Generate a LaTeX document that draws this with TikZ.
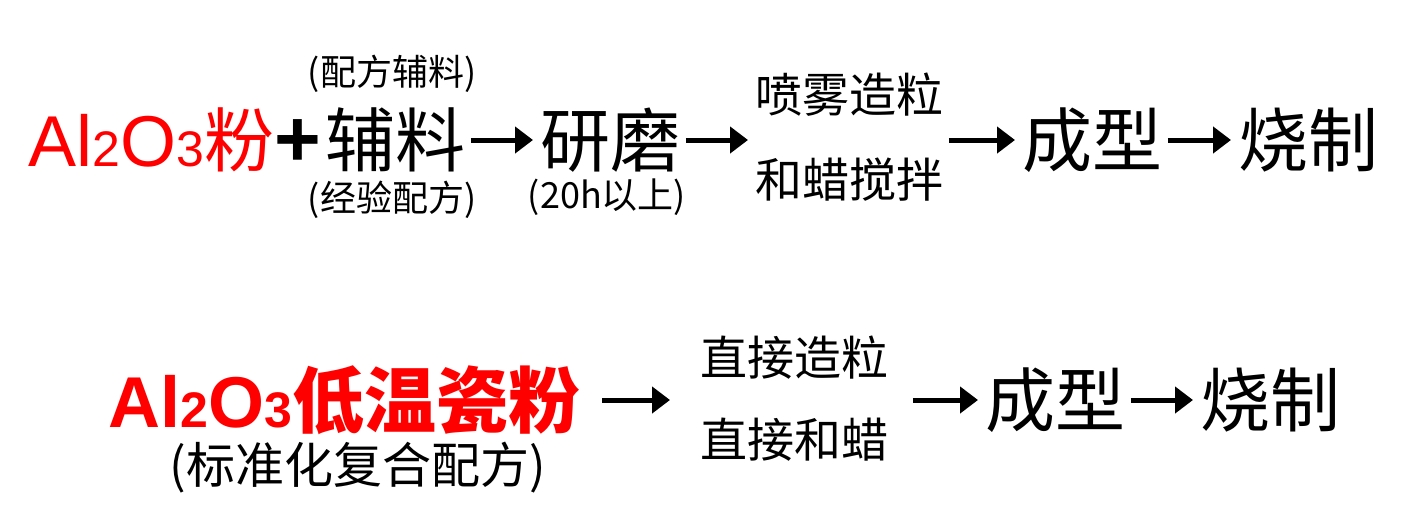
\documentclass[tikz,border=0pt]{standalone}
\usepackage{fontspec}
\setmainfont{Noto Sans CJK SC}
\newfontfamily\latin{Liberation Sans}
\usetikzlibrary{arrows.meta, positioning}
\definecolor{PowderRed}{RGB}{255, 0, 0}
\newcommand{\fsz}[1]{\fontsize{#1}{#1}\selectfont}
\newcommand{\alo}{{\latin\fsz{36}Al{\fsz{25}2}O{\fsz{25}3}}}

\begin{document}
\begin{tikzpicture}[x=0.5pt, y=0.5pt,
    word/.style={inner sep=0pt, font=\fsz{35}},
    note/.style={inner sep=0pt, font=\fsz{18}},
    sub/.style={inner sep=0pt, font=\fsz{23.5}},
    flow/.style={line width=2.5pt, -{Triangle[length=9pt, width=13pt]},
      shorten <=2.5pt, shorten >=3.5pt}]
    \useasboundingbox (0,0) rectangle (1420,527);

    % Conventional route
    \node[word, anchor=west, text=PowderRed] (fen) at (28,387) {\alo 粉};
    \node[inner sep=0pt, font=\latin\bfseries\fsz{40}] (plus) at (298,384) {+};
    \node[word, anchor=west] (fuliao) at (325,387) {辅料};
    \node[note] (peifang) at (392,453) {(配方辅料)};
    \node[note] (jingyan) at (392,327) {(经验配方)};
    \node[word, anchor=west] (yanmo) at (540,387) {研磨};
    \node[note] (shijian) at (607,330) {(20h以上)};
    \node[sub, anchor=west] (penwu) at (755,432) {喷雾造粒};
    \node[sub, anchor=west] (hela1) at (755,347) {和蜡搅拌};
    \node[word, anchor=west] (chengxing) at (1022,387) {成型};
    \node[word, anchor=west] (shaozhi) at (1238,387) {烧制};

    \draw[flow] (fuliao) -- (yanmo);
    \draw[flow] (yanmo) -- (penwu.west |- yanmo.east);
    \draw[flow] (hela1.east |- chengxing.west) -- (chengxing);
    \draw[flow] (chengxing) -- (shaozhi);

    % Low-temperature powder route
    \node[word, anchor=west, text=PowderRed, font=\fsz{36}\bfseries] (cifen) at (108,127) {\alo 低温瓷粉};
    \node[inner sep=0pt, font=\fsz{24.5}] (biaozhun) at (358,59) {(标准化复合配方)};
    \node[sub, anchor=west] (zaoli) at (700,169) {直接造粒};
    \node[sub, anchor=west] (hela) at (700,87) {直接和蜡};
    \node[word, anchor=west] (chengxing2) at (985,127) {成型};
    \node[word, anchor=west] (shaozhi2) at (1200,127) {烧制};

    \draw[flow, shorten <=11pt, shorten >=15pt] (cifen) -- (zaoli.west |- cifen.east);
    \draw[flow, shorten <=12pt] (hela.east |- chengxing2.west) -- (chengxing2);
    \draw[flow] (chengxing2) -- (shaozhi2);
\end{tikzpicture}
\end{document}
== == ==
> [What is required]: Without the pictures, retype the whole of the material above exactly.

> [Output for this task]:
Generate a LaTeX document that draws this with TikZ.
\documentclass[tikz,border=0pt]{standalone}
\usepackage{fontspec}
\setmainfont{Noto Sans CJK SC}
\newfontfamily\latin{Liberation Sans}
\usetikzlibrary{arrows.meta, positioning}
\definecolor{PowderRed}{RGB}{255, 0, 0}
\newcommand{\fsz}[1]{\fontsize{#1}{#1}\selectfont}
\newcommand{\alo}{{\latin\fsz{36}Al{\fsz{25}2}O{\fsz{25}3}}}

\begin{document}
\begin{tikzpicture}[x=0.5pt, y=0.5pt,
    word/.style={inner sep=0pt, font=\fsz{35}},
    note/.style={inner sep=0pt, font=\fsz{18}},
    sub/.style={inner sep=0pt, font=\fsz{23.5}},
    flow/.style={line width=2.5pt, -{Triangle[length=9pt, width=13pt]},
      shorten <=2.5pt, shorten >=3.5pt}]
    \useasboundingbox (0,0) rectangle (1420,527);

    % Conventional route
    \node[word, anchor=west, text=PowderRed] (fen) at (28,387) {\alo 粉};
    \node[inner sep=0pt, font=\latin\bfseries\fsz{40}] (plus) at (298,384) {+};
    \node[word, anchor=west] (fuliao) at (325,387) {辅料};
    \node[note] (peifang) at (392,453) {(配方辅料)};
    \node[note] (jingyan) at (392,327) {(经验配方)};
    \node[word, anchor=west] (yanmo) at (540,387) {研磨};
    \node[note] (shijian) at (607,330) {(20h以上)};
    \node[sub, anchor=west] (penwu) at (755,432) {喷雾造粒};
    \node[sub, anchor=west] (hela1) at (755,347) {和蜡搅拌};
    \node[word, anchor=west] (chengxing) at (1022,387) {成型};
    \node[word, anchor=west] (shaozhi) at (1238,387) {烧制};

    \draw[flow] (fuliao) -- (yanmo);
    \draw[flow] (yanmo) -- (penwu.west |- yanmo.east);
    \draw[flow] (hela1.east |- chengxing.west) -- (chengxing);
    \draw[flow] (chengxing) -- (shaozhi);

    % Low-temperature powder route
    \node[word, anchor=west, text=PowderRed, font=\fsz{36}\bfseries] (cifen) at (108,127) {\alo 低温瓷粉};
    \node[inner sep=0pt, font=\fsz{24.5}] (biaozhun) at (358,59) {(标准化复合配方)};
    \node[sub, anchor=west] (zaoli) at (700,169) {直接造粒};
    \node[sub, anchor=west] (hela) at (700,87) {直接和蜡};
    \node[word, anchor=west] (chengxing2) at (985,127) {成型};
    \node[word, anchor=west] (shaozhi2) at (1200,127) {烧制};

    \draw[flow, shorten <=11pt, shorten >=15pt] (cifen) -- (zaoli.west |- cifen.east);
    \draw[flow, shorten <=12pt] (hela.east |- chengxing2.west) -- (chengxing2);
    \draw[flow] (chengxing2) -- (shaozhi2);
\end{tikzpicture}
\end{document}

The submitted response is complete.